Doch aus Sorge um ein staatliches Verbot der Freikirche sandte die deutsche Leitung der Siebenten-Tags-Adventisten am 2. August 1914 – kurz nach der allgemeinen Mobilmachung – ein Rundschreiben an ihre Gemeinden in Deutschland, in dem sie empfahl: „Soweit wir im Heer stehen oder ins Heer eintreten müssen, [sollten wir] unsere militärischen Pflichten freudig und von Herzen erfüllen […] Aus Josua 6 ersehen wir, dass die Kinder Gottes von den Kriegswaffen Gebrauch gemacht und auch am Sabbat den Kriegsdienst versehen haben.“
Dieses Schreiben und weitere Veröffentlichungen riefen in den Gemeinden einen vielschichtigen Protest hervor, der zu Spannungen und zur Spaltung führte. Daraus entwickelte sich ab 1915 eine eigene Konfession, die sich als „Reformationsbewegung“ bezeichnete und der Muttergemeinde babylonischen Abfall vom wahren Adventglauben vorwarf.
Obwohl das Rundschreiben vom 2. August 1914 von der adventistischen Weltkirchenleitung (Generalkonferenz) mit Sitz in den USA kritisiert und mit ähnlichen Verlautbarungen von der deutschen Leitung bereits 1920 und nochmals 1923 mit „Bedauern“ als „fehlerhaft“ zurückgezogen wurde, kam es nicht zu einer Versöhnung. So blieb bis heute die weltweite Spaltung, trotz eines Schuldbekenntnisses der Freikirchenleitung der Siebenten-Tags-Adventisten in Deutschland von 2014, bestehen.

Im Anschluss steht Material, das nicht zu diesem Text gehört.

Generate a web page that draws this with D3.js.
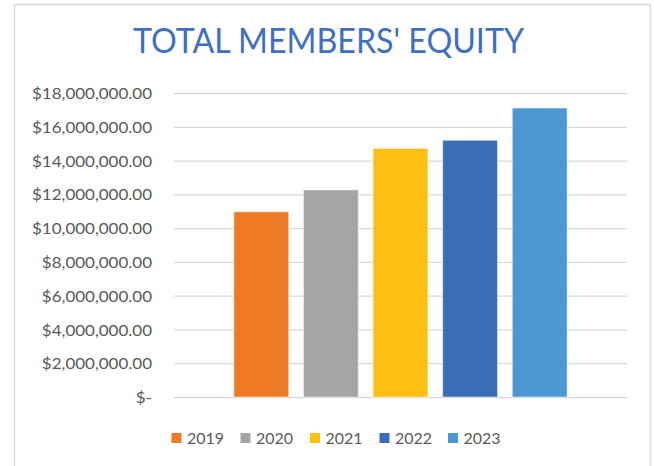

Die Reformationsbewegung erlebte 1951 ebenfalls eine weltweite Spaltung. Seitdem gibt es die „Gemeinschaft der Siebenten-Tags-Adventisten Reformationsbewegung“ (STAR) mit ihrer Generalkonferenz in Roanoke, Virginia/USA. Zu ihr gehören rund 45.000 Mitglieder in über 130 Ländern. Die „Internationale Missionsgesellschaft der Siebenten-Tags-Adventisten Reformationsbewegung“ (IMG) hat ihre Weltkirchenleitung in Cedartown, Georgia/USA. Sie umfasst nach eigenen Angaben rund 38.000 Mitglieder in 142 Ländern. In Deutschland hat die STAR etwa 200 Mitglieder in sechs örtlichen Kirchengemeinden und die IMG circa 350 Mitglieder in 16 Gemeinden. In der Schweiz unterhalten beide Reformgruppen keine Gemeinden. Sowohl die STAR wie auch die IMG betrachte sich jeweils als die einzige wahre und legitime Reformationsbewegung unter den Adventisten.
Zum Vergleich: Zur Freikirche der Siebenten-Tags-Adventisten gehören in Deutschland 34.500 und in der Schweiz über 4.800 Mitglieder. Weltweit zählt die Freikirche 23,6 Millionen Mitglieder in 212 Ländern und Regionen.